Set task —
Transcribe all of the material exactly.

----- Material for the task

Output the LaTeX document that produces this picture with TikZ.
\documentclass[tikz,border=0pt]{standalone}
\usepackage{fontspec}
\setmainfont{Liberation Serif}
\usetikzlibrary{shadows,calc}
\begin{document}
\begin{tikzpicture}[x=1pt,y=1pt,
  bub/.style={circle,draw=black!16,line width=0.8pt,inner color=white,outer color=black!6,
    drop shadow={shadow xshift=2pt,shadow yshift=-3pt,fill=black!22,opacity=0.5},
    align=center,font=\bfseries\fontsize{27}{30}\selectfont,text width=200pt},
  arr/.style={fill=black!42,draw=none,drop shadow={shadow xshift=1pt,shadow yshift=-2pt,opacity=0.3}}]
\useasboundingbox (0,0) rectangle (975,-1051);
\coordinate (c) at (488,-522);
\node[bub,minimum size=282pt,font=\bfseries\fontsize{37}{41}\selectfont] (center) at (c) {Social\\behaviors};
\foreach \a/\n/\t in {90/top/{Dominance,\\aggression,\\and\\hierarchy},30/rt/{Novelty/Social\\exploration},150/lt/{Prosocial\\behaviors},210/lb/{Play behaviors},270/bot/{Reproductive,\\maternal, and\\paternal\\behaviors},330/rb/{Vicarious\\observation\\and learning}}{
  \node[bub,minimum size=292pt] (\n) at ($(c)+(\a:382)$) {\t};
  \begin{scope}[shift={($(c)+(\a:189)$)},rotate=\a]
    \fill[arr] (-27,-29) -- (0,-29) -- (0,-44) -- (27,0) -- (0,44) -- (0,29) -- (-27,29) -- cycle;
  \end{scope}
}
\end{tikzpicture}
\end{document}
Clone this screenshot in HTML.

----------

Solution for this task —
Output the LaTeX document that produces this picture with TikZ.
\documentclass[tikz,border=0pt]{standalone}
\usepackage{fontspec}
\setmainfont{Liberation Serif}
\usetikzlibrary{shadows,calc}
\begin{document}
\begin{tikzpicture}[x=1pt,y=1pt,
  bub/.style={circle,draw=black!16,line width=0.8pt,inner color=white,outer color=black!6,
    drop shadow={shadow xshift=2pt,shadow yshift=-3pt,fill=black!22,opacity=0.5},
    align=center,font=\bfseries\fontsize{27}{30}\selectfont,text width=200pt},
  arr/.style={fill=black!42,draw=none,drop shadow={shadow xshift=1pt,shadow yshift=-2pt,opacity=0.3}}]
\useasboundingbox (0,0) rectangle (975,-1051);
\coordinate (c) at (488,-522);
\node[bub,minimum size=282pt,font=\bfseries\fontsize{37}{41}\selectfont] (center) at (c) {Social\\behaviors};
\foreach \a/\n/\t in {90/top/{Dominance,\\aggression,\\and\\hierarchy},30/rt/{Novelty/Social\\exploration},150/lt/{Prosocial\\behaviors},210/lb/{Play behaviors},270/bot/{Reproductive,\\maternal, and\\paternal\\behaviors},330/rb/{Vicarious\\observation\\and learning}}{
  \node[bub,minimum size=292pt] (\n) at ($(c)+(\a:382)$) {\t};
  \begin{scope}[shift={($(c)+(\a:189)$)},rotate=\a]
    \fill[arr] (-27,-29) -- (0,-29) -- (0,-44) -- (27,0) -- (0,44) -- (0,29) -- (-27,29) -- cycle;
  \end{scope}
}
\end{tikzpicture}
\end{document}
Clone this screenshot in HTML.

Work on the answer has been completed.